Towards the end of 2003, the Commission issued preliminary requests to several Member States, including Portugal, asking them to review certain aspects of the existing financing systems for their national public broadcasters (see IP/03/1399 and IP/03/1686). In April 2005, the Commission closed its enquiry concerning the French, Italian and Spanish public broadcasters, following amendments of - or commitments to amend - the respective funding systems (see IP/05/458).
The Commission and the Portuguese authorities have now agreed on the necessary amendments to ensure that the financing of RTP respects the principles laid down in the Commission’s 2001 Communication on the application of state aid rules to public service broadcasting (see IP/01/1429). In particular, safeguards will be introduced to keep the financing of RTP within the minimum necessary to ensure the proper execution of its public service tasks and from unduly benefiting its commercial activities (thereby avoiding overcompensation and cross-subsidies). Moreover, changes will be introduced to ensure that public and private broadcasters compete on equal terms in commercial markets such as TV advertising (market conform behaviour for commercial activities).
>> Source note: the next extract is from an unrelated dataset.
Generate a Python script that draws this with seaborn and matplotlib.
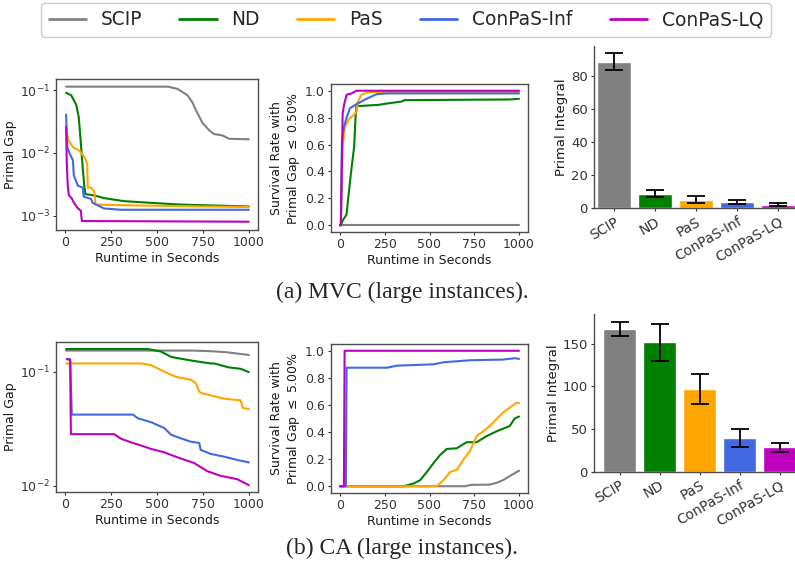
import numpy as np
import pandas as pd
import matplotlib
matplotlib.use("Agg")
import matplotlib.pyplot as plt
from matplotlib.lines import Line2D
from matplotlib.ticker import NullLocator
import seaborn as sns

# ---------------- data ----------------
METHODS = ["SCIP", "ND", "PaS", "ConPaS-Inf", "ConPaS-LQ"]
COLORS = ["#808080", "#008000", "#FFA500", "#4169E1", "#BF00BF"]

# (a) MVC primal gap
MVC_GAP_SCIP_T = [5, 560, 612, 666, 694, 712, 748, 784, 810, 857, 893, 1000]
MVC_GAP_SCIP_Y = [0.114, 0.114, 0.105, 0.083, 0.063, 0.048, 0.030, 0.023, 0.020, 0.019, 0.0168, 0.0165]
MVC_GAP_ND_T = [5, 33, 60, 74, 87, 96, 105, 110, 159, 213, 322, 467, 630, 1000]
MVC_GAP_ND_Y = [0.091, 0.083, 0.059, 0.037, 0.0124, 0.0055, 0.0028, 0.0022, 0.0021, 0.0019, 0.0017, 0.0016, 0.0015, 0.0014]
MVC_GAP_PAS_T = [5, 18, 42, 78, 105, 120, 123, 141, 159, 165, 400, 1000]
MVC_GAP_PAS_Y = [0.024, 0.016, 0.0124, 0.0108, 0.0086, 0.0068, 0.0028, 0.0028, 0.0024, 0.0015, 0.00145, 0.00137]
MVC_GAP_INF_T = [5, 11, 23, 42, 47, 69, 96, 101, 141, 150, 195, 213, 304, 1000]
MVC_GAP_INF_Y = [0.041, 0.0124, 0.0101, 0.0076, 0.0044, 0.0030, 0.0028, 0.0020, 0.00185, 0.0016, 0.00137, 0.0013, 0.00124, 0.00124]
MVC_GAP_LQ_T = [5, 9, 14, 20, 35, 48, 70, 85, 91, 1000]
MVC_GAP_LQ_Y = [0.026, 0.0065, 0.0030, 0.0021, 0.0019, 0.0016, 0.0013, 0.0012, 0.00082, 0.0008]

# (a) MVC survival rate (gap <= 0.50%)
MVC_SR_SCIP_T = [0, 1000]
MVC_SR_SCIP_Y = [0.0, 0.0]
MVC_SR_ND_T = [0, 5, 15, 37, 46, 65, 79, 87, 92, 215, 263, 347, 360, 948, 1000]
MVC_SR_ND_Y = [0.0, 0.0, 0.035, 0.08, 0.2, 0.43, 0.58, 0.80, 0.885, 0.895, 0.905, 0.92, 0.93, 0.935, 0.94]
MVC_SR_PAS_T = [0, 5, 15, 28, 50, 78, 92, 101, 120, 148, 165, 1000]
MVC_SR_PAS_Y = [0.0, 0.0, 0.58, 0.73, 0.79, 0.82, 0.84, 0.92, 0.97, 0.985, 0.99, 0.99]
MVC_SR_INF_T = [0, 5, 11, 22, 37, 56, 92, 120, 148, 207, 263, 1000]
MVC_SR_INF_Y = [0.0, 0.0, 0.63, 0.73, 0.80, 0.87, 0.90, 0.92, 0.94, 0.975, 0.98, 0.98]
MVC_SR_LQ_T = [0, 5, 15, 22, 37, 65, 92, 1000]
MVC_SR_LQ_Y = [0.0, 0.0, 0.83, 0.89, 0.97, 0.98, 1.0, 1.0]

# (a) MVC primal integral
MVC_PI_MEAN = [88.1, 8.6, 5.0, 3.8, 2.0]
MVC_PI_LOW = [83.4, 6.8, 3.0, 2.4, 1.4]
MVC_PI_HIGH = [93.5, 11.0, 7.3, 4.8, 3.0]

# (b) CA primal gap
CA_GAP_SCIP_T = [5, 700, 800, 880, 1000]
CA_GAP_SCIP_Y = [0.153, 0.153, 0.151, 0.148, 0.140]
CA_GAP_ND_T = [5, 450, 522, 576, 594, 702, 792, 810, 891, 955, 1000]
CA_GAP_ND_Y = [0.158, 0.158, 0.150, 0.135, 0.133, 0.124, 0.118, 0.118, 0.109, 0.106, 0.099]
CA_GAP_PAS_T = [5, 413, 468, 540, 603, 684, 712, 730, 740, 792, 864, 955, 968, 1000]
CA_GAP_PAS_Y = [0.118, 0.118, 0.114, 0.100, 0.090, 0.085, 0.079, 0.067, 0.065, 0.062, 0.058, 0.056, 0.048, 0.047]
CA_GAP_INF_T = [9, 27, 36, 369, 396, 468, 540, 576, 630, 684, 730, 738, 792, 864, 937, 1000]
CA_GAP_INF_Y = [0.129, 0.128, 0.042, 0.042, 0.039, 0.036, 0.032, 0.028, 0.026, 0.0243, 0.0237, 0.0206, 0.019, 0.018, 0.0168, 0.016]
CA_GAP_LQ_T = [9, 27, 31, 267, 306, 358, 413, 468, 540, 612, 702, 774, 846, 937, 1000]
CA_GAP_LQ_Y = [0.129, 0.127, 0.0283, 0.0283, 0.0257, 0.024, 0.0225, 0.021, 0.0196, 0.0177, 0.0158, 0.0134, 0.0122, 0.0114, 0.0101]

# (b) CA survival rate (gap <= 5.00%)
CA_SR_SCIP_T = [0, 700, 730, 837, 874, 911, 948, 1000]
CA_SR_SCIP_Y = [0.0, 0.0, 0.01, 0.012, 0.025, 0.045, 0.075, 0.115]
CA_SR_ND_T = [0, 356, 411, 448, 485, 522, 559, 596, 652, 707, 763, 819, 874, 948, 976, 1000]
CA_SR_ND_Y = [0.0, 0.0, 0.02, 0.045, 0.105, 0.17, 0.23, 0.275, 0.28, 0.325, 0.325, 0.37, 0.405, 0.445, 0.50, 0.515]
CA_SR_PAS_T = [0, 541, 578, 615, 652, 689, 726, 763, 800, 837, 874, 911, 948, 985, 1000]
CA_SR_PAS_Y = [0.0, 0.0, 0.045, 0.105, 0.12, 0.195, 0.26, 0.37, 0.405, 0.445, 0.495, 0.545, 0.58, 0.615, 0.615]
CA_SR_INF_T = [0, 33, 37, 263, 319, 522, 578, 726, 911, 976, 1000]
CA_SR_INF_Y = [0.0, 0.0, 0.875, 0.875, 0.89, 0.90, 0.915, 0.93, 0.935, 0.945, 0.94]
CA_SR_LQ_T = [0, 22, 26, 1000]
CA_SR_LQ_Y = [0.0, 0.0, 1.0, 1.0]

# (b) CA primal integral
CA_PI_MEAN = [167.3, 152.0, 96.8, 39.6, 29.0]
CA_PI_LOW = [159.5, 130.0, 79.5, 29.0, 22.8]
CA_PI_HIGH = [175.9, 173.5, 114.0, 49.8, 34.0]

X_TICKS = [0, 250, 500, 750, 1000]
SR_TICKS = [0.0, 0.2, 0.4, 0.6, 0.8, 1.0]

# ---------------- style ----------------
sns.set_theme(style="ticks")
plt.rcParams.update({
    "font.family": ["DejaVu Sans"],
    "font.size": 9,
    "axes.labelsize": 9,
    "xtick.labelsize": 9,
    "ytick.labelsize": 9,
    "axes.edgecolor": "0.3",
    "axes.linewidth": 1.0,
    "xtick.color": "0.2",
    "ytick.color": "0.2",
    "xtick.major.size": 2.5,
    "ytick.major.size": 2.5,
    "xtick.major.width": 0.8,
    "ytick.major.width": 0.8,
    "axes.labelcolor": "0.1",
    "axes.labelpad": 2.0,
    "xtick.major.pad": 2.0,
    "ytick.major.pad": 2.0,
})

W, H = 795, 567
fig = plt.figure(figsize=(W / 100, H / 100), dpi=100)


def px_axes(left, top, right, bottom):
    return fig.add_axes([left / W, 1 - bottom / H, (right - left) / W, (bottom - top) / H])


def draw_lines(ax, series):
    for (t, y), c in zip(series, COLORS):
        sns.lineplot(x=t, y=y, ax=ax, color=c, lw=1.5, sort=False, estimator=None)
    ax.set_xlim(-50, 1050)
    ax.set_xticks(X_TICKS)
    ax.set_xlabel("Runtime in Seconds")


def draw_bars(ax, mean, low, high, xlim, yticks):
    df = pd.DataFrame({"method": METHODS, "value": mean})
    sns.barplot(data=df, x="method", y="value", hue="method", palette=COLORS,
                saturation=1, width=0.82, legend=False, ax=ax, errorbar=None)
    m = np.array(mean)
    yerr = [m - np.array(low), np.array(high) - m]
    ax.errorbar(np.arange(len(METHODS)), m, yerr=yerr, fmt="none", ecolor="black",
                elinewidth=1.3, capsize=6.5, capthick=1.3)
    ax.set_xlim(*xlim)
    ax.set_ylim(0, max(high) * 1.05)
    ax.set_yticks(yticks)
    ax.set_xlabel("")
    ax.set_ylabel("Primal Integral", fontsize=9.5)
    ax.tick_params(axis="y", labelsize=9.5)
    ax.tick_params(axis="x", labelrotation=30, labelsize=10)
    for lab in ax.get_xticklabels():
        lab.set_ha("right")
        lab.set_rotation_mode("anchor")
    sns.despine(ax=ax)


# ---- (a) MVC ----
ax1 = px_axes(56, 79, 258, 230)
draw_lines(ax1, [(MVC_GAP_SCIP_T, MVC_GAP_SCIP_Y), (MVC_GAP_ND_T, MVC_GAP_ND_Y),
                 (MVC_GAP_PAS_T, MVC_GAP_PAS_Y), (MVC_GAP_INF_T, MVC_GAP_INF_Y),
                 (MVC_GAP_LQ_T, MVC_GAP_LQ_Y)])
ax1.set_yscale("log")
ax1.set_ylim(0.00059, 0.151)
ax1.yaxis.set_minor_locator(NullLocator())
ax1.set_ylabel("Primal Gap")

ax2 = px_axes(331, 84, 528, 232)
draw_lines(ax2, [(MVC_SR_SCIP_T, MVC_SR_SCIP_Y), (MVC_SR_ND_T, MVC_SR_ND_Y),
                 (MVC_SR_PAS_T, MVC_SR_PAS_Y), (MVC_SR_INF_T, MVC_SR_INF_Y),
                 (MVC_SR_LQ_T, MVC_SR_LQ_Y)])
ax2.set_ylim(-0.05, 1.05)
ax2.set_yticks(SR_TICKS)
ax2.set_ylabel("Survival Rate with\nPrimal Gap $\\leq$ 0.50%")

ax3 = px_axes(594, 45.5, 798.6, 208.3)
draw_bars(ax3, MVC_PI_MEAN, MVC_PI_LOW, MVC_PI_HIGH, (-0.49, 4.5), [0, 20, 40, 60, 80])

# ---- (b) CA ----
ax4 = px_axes(56, 342, 258, 492)
draw_lines(ax4, [(CA_GAP_SCIP_T, CA_GAP_SCIP_Y), (CA_GAP_ND_T, CA_GAP_ND_Y),
                 (CA_GAP_PAS_T, CA_GAP_PAS_Y), (CA_GAP_INF_T, CA_GAP_INF_Y),
                 (CA_GAP_LQ_T, CA_GAP_LQ_Y)])
ax4.set_yscale("log")
ax4.set_ylim(0.0088, 0.182)
ax4.yaxis.set_minor_locator(NullLocator())
ax4.set_ylabel("Primal Gap")

ax5 = px_axes(331, 344, 528, 493)
draw_lines(ax5, [(CA_SR_SCIP_T, CA_SR_SCIP_Y), (CA_SR_ND_T, CA_SR_ND_Y),
                 (CA_SR_PAS_T, CA_SR_PAS_Y), (CA_SR_INF_T, CA_SR_INF_Y),
                 (CA_SR_LQ_T, CA_SR_LQ_Y)])
ax5.set_ylim(-0.05, 1.05)
ax5.set_yticks(SR_TICKS)
ax5.set_ylabel("Survival Rate with\nPrimal Gap $\\leq$ 5.00%")

ax6 = px_axes(594, 314, 799.6, 471.7)
draw_bars(ax6, CA_PI_MEAN, CA_PI_LOW, CA_PI_HIGH, (-0.64, 4.5), [0, 50, 100, 150])

# ---- legend & captions ----
handles = [Line2D([0], [0], color=c, lw=2) for c in COLORS]
fig.legend(handles, METHODS, loc="upper center", ncol=5, fontsize=13.4,
           bbox_to_anchor=(406 / W, 1 - 3 / H), borderaxespad=0, frameon=True,
           fancybox=True, edgecolor="0.8", framealpha=1)

fig.text(402 / W, 1 - 292 / H, "(a) MVC (large instances).", ha="center", va="center",
         family=["Liberation Serif", "DejaVu Serif"], fontsize=17)
fig.text(402 / W, 1 - 548 / H, "(b) CA (large instances).", ha="center", va="center",
         family=["Liberation Serif", "DejaVu Serif"], fontsize=17)

fig.savefig("out.png", dpi=100)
The Commission’s decision today formally recommends to Portugal to implement these measures and, at the same time, takes note of the Government’s acceptance to adopt them by the end of 2006.
The financial restructuring agreement signed between the Portuguese authorities and RTP in 2003 is not part of today’s decision and will be dealt with in a separate procedure.
Similar investigations are pending as regards the German, Irish and Dutch public broadcasters (see IP/05/250). For further information on the applicability of state aid rules to public broadcasting, see MEMO/05/73.